Kementerian Luar Negeri Nagorno-Karabakh mengeluarkan pernyataan yang mengatakan siap mempertahankan gencata senjata. "Menegaskan kembali kesiapannya untuk mempertahankan persyaratan gencatan senjata kemanusiaan secara timbal balik ...," ujarnya merujuk pada pernyataan Moskow pada 10 Oktober dan kesepakatan 17 Oktober.
Armenia berbicara kepada Azerbaijan atas nama Nagorno-Karabakh karena Baku menolak untuk bernegosiasi dengan otoritas wilayah itu. Yerevan mengatakan pasukannya tidak terlibat dalam konflik dan belum menyerang Azerbaijan.

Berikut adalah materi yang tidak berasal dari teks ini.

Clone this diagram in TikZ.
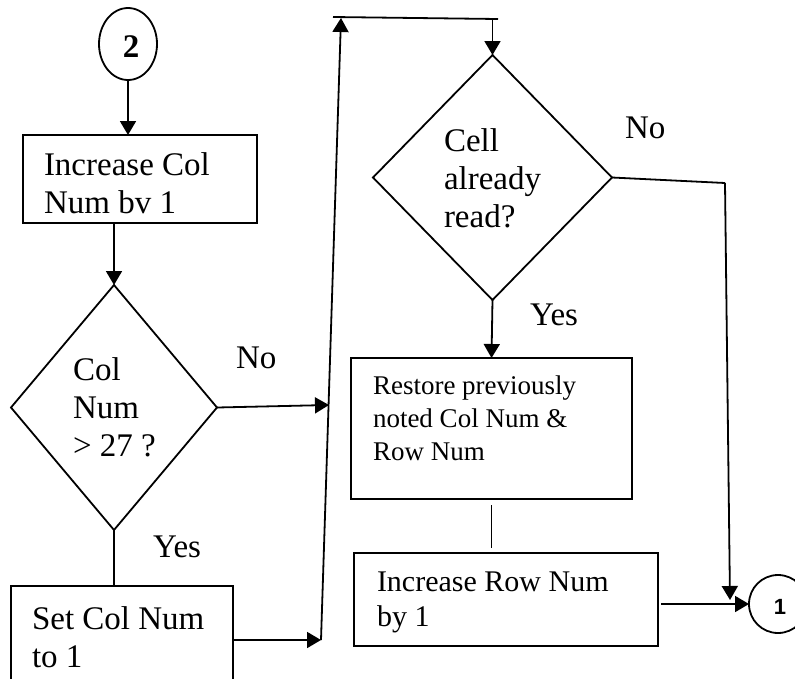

Banyak warga Armenia, termasuk putra perdana menteri, menjadi sukarelawan di pasukan Nagorno-Karabakh.
Gencatan senjata pertama gagal akibat kedua belah pihak saling menuduh melakukan serangan baru di Kaukasus Selatan sejak 1990-an. Baku mengatakan 13 warga sipil tewas dan lebih dari 50 lainnya cedera di kota Ganja oleh rudal dari Nagorno-Karabakh. Yerevan menuduh Azerbaijan menembaki daerah-daerah yang berpenduduk di kantong dan mengebom sasaran di Armenia.
Pertempuran itu adalah yang terburuk di wilayah tersebut sejak Azerbaijan dan pasukan etnis Armenia berperang pada 1990-an di Nagorno-Karabakh. Wilayah itu secara internasional diakui sebagai bagian dari Azerbaijan tetapi dihuni dan diperintah oleh etnis Armenia.